• Source excerpt:
──────

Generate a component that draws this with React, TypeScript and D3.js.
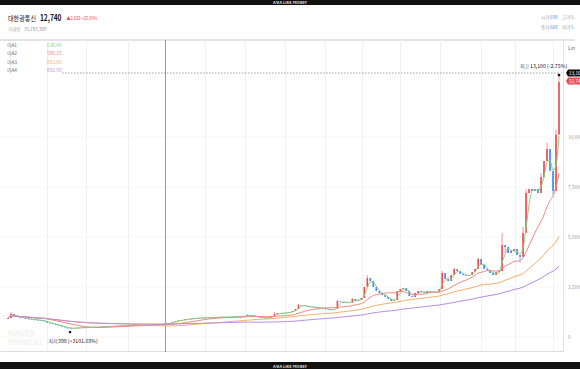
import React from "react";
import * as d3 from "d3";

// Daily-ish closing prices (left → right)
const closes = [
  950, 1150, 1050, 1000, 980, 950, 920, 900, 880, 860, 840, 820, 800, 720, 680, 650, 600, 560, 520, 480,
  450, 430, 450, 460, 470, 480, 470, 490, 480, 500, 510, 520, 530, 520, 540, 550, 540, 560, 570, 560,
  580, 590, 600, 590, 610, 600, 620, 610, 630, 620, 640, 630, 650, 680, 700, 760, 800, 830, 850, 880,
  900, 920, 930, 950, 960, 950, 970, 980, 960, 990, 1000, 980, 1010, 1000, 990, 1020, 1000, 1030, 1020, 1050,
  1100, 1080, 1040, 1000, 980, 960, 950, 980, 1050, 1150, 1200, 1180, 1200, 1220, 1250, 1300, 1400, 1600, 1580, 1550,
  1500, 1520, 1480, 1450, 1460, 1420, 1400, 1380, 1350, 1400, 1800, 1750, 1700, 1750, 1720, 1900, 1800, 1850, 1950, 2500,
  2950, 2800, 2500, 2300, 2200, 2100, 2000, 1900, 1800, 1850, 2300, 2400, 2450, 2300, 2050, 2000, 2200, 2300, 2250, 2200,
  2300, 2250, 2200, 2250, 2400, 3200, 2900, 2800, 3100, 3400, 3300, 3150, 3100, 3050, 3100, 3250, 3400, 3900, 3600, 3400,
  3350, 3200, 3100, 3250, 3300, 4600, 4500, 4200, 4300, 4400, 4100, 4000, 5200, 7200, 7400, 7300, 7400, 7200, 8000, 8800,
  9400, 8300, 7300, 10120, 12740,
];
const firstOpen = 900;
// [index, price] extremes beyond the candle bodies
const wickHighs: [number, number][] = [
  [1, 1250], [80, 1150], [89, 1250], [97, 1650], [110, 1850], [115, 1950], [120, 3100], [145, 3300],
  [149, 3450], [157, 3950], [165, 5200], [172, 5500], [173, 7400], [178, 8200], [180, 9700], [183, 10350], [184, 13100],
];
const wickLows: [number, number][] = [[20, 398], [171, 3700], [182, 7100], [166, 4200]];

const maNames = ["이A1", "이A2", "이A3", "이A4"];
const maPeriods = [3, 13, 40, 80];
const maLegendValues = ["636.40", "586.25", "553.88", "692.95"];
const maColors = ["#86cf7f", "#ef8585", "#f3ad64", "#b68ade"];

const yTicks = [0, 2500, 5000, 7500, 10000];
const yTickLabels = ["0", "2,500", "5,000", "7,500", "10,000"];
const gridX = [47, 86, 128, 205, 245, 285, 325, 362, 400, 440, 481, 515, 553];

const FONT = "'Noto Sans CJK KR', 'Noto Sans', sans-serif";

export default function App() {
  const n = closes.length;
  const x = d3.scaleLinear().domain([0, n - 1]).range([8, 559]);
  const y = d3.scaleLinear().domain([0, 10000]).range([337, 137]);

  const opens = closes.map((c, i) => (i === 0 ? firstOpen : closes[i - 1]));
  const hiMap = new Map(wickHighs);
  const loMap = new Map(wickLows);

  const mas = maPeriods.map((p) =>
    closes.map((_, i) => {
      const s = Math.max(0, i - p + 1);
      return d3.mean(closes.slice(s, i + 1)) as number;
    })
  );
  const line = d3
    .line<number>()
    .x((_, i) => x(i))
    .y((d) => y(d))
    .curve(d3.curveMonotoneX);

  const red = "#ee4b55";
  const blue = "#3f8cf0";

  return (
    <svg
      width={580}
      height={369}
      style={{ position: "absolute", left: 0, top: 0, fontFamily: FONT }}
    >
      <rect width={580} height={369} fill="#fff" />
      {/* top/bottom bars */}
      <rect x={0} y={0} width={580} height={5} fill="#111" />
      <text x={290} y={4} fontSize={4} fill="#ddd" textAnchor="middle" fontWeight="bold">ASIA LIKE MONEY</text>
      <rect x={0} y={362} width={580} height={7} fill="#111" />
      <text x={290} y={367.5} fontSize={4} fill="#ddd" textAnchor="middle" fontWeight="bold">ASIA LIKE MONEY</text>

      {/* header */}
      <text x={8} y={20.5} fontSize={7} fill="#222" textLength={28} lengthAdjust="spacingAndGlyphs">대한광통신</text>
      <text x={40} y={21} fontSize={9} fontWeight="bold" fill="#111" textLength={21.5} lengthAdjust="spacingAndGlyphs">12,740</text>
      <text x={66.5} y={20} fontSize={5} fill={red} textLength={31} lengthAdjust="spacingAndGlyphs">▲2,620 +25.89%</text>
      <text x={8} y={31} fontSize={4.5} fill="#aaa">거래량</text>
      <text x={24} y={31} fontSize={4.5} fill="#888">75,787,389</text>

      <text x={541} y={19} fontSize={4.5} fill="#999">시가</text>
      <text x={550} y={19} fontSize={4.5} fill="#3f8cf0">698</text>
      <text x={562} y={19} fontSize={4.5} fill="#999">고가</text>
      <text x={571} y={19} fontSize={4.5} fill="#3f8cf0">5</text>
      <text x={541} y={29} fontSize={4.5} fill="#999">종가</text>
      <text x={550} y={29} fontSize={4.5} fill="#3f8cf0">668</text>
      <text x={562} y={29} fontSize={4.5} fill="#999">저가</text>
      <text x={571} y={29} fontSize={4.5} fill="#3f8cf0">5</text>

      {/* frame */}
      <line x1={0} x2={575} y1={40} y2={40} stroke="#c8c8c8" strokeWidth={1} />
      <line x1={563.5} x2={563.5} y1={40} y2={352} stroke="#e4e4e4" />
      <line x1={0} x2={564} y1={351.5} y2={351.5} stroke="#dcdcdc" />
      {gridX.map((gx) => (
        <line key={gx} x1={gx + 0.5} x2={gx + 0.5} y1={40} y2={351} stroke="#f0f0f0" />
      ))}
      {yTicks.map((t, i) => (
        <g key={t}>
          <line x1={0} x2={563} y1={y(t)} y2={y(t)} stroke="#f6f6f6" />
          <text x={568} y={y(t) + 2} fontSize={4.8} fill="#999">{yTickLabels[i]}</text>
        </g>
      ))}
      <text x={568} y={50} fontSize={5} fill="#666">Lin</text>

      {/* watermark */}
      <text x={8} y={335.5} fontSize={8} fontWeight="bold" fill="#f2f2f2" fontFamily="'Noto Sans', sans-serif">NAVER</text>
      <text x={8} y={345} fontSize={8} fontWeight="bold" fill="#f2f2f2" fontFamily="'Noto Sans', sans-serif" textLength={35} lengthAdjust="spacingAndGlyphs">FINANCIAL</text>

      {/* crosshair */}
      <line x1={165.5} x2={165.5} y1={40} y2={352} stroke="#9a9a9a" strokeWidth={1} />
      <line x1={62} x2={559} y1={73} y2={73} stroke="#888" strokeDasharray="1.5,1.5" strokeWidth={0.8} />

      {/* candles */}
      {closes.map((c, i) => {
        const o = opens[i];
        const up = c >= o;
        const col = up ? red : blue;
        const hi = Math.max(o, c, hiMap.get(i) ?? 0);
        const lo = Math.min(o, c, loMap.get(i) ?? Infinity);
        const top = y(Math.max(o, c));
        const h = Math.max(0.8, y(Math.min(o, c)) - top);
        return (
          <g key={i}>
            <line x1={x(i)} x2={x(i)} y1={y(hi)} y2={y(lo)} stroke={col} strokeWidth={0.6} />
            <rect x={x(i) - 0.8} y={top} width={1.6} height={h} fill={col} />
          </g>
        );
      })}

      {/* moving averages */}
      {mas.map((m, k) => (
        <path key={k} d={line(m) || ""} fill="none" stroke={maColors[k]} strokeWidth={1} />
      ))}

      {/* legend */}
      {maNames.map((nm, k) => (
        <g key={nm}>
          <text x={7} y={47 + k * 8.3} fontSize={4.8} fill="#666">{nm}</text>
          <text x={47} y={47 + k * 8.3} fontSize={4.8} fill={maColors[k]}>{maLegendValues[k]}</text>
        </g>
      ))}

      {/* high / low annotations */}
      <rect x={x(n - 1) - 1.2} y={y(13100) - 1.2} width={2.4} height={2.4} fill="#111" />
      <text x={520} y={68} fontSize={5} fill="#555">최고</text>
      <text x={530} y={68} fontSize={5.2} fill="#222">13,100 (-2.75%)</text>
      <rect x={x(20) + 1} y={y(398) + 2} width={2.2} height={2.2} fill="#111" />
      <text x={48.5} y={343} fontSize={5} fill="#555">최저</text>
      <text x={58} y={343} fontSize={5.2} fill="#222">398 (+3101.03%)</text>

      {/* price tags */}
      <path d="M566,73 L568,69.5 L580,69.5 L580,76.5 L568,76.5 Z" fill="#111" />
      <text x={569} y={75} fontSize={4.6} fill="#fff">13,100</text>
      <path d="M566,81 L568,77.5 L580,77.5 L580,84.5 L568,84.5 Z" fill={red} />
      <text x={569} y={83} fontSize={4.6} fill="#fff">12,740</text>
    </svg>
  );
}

──────

• Aim of the task: Everything from the first line of the listing above through the line that contains "CJK KR', 'Noto" is to be restated word for word, minus the pictures.

• Answer below:
Generate a component that draws this with React, TypeScript and D3.js.
import React from "react";
import * as d3 from "d3";

// Daily-ish closing prices (left → right)
const closes = [
  950, 1150, 1050, 1000, 980, 950, 920, 900, 880, 860, 840, 820, 800, 720, 680, 650, 600, 560, 520, 480,
  450, 430, 450, 460, 470, 480, 470, 490, 480, 500, 510, 520, 530, 520, 540, 550, 540, 560, 570, 560,
  580, 590, 600, 590, 610, 600, 620, 610, 630, 620, 640, 630, 650, 680, 700, 760, 800, 830, 850, 880,
  900, 920, 930, 950, 960, 950, 970, 980, 960, 990, 1000, 980, 1010, 1000, 990, 1020, 1000, 1030, 1020, 1050,
  1100, 1080, 1040, 1000, 980, 960, 950, 980, 1050, 1150, 1200, 1180, 1200, 1220, 1250, 1300, 1400, 1600, 1580, 1550,
  1500, 1520, 1480, 1450, 1460, 1420, 1400, 1380, 1350, 1400, 1800, 1750, 1700, 1750, 1720, 1900, 1800, 1850, 1950, 2500,
  2950, 2800, 2500, 2300, 2200, 2100, 2000, 1900, 1800, 1850, 2300, 2400, 2450, 2300, 2050, 2000, 2200, 2300, 2250, 2200,
  2300, 2250, 2200, 2250, 2400, 3200, 2900, 2800, 3100, 3400, 3300, 3150, 3100, 3050, 3100, 3250, 3400, 3900, 3600, 3400,
  3350, 3200, 3100, 3250, 3300, 4600, 4500, 4200, 4300, 4400, 4100, 4000, 5200, 7200, 7400, 7300, 7400, 7200, 8000, 8800,
  9400, 8300, 7300, 10120, 12740,
];
const firstOpen = 900;
// [index, price] extremes beyond the candle bodies
const wickHighs: [number, number][] = [
  [1, 1250], [80, 1150], [89, 1250], [97, 1650], [110, 1850], [115, 1950], [120, 3100], [145, 3300],
  [149, 3450], [157, 3950], [165, 5200], [172, 5500], [173, 7400], [178, 8200], [180, 9700], [183, 10350], [184, 13100],
];
const wickLows: [number, number][] = [[20, 398], [171, 3700], [182, 7100], [166, 4200]];

const maNames = ["이A1", "이A2", "이A3", "이A4"];
const maPeriods = [3, 13, 40, 80];
const maLegendValues = ["636.40", "586.25", "553.88", "692.95"];
const maColors = ["#86cf7f", "#ef8585", "#f3ad64", "#b68ade"];

const yTicks = [0, 2500, 5000, 7500, 10000];
const yTickLabels = ["0", "2,500", "5,000", "7,500", "10,000"];
const gridX = [47, 86, 128, 205, 245, 285, 325, 362, 400, 440, 481, 515, 553];

const FONT = "'Noto Sans CJK KR', 'Noto Sans', sans-serif";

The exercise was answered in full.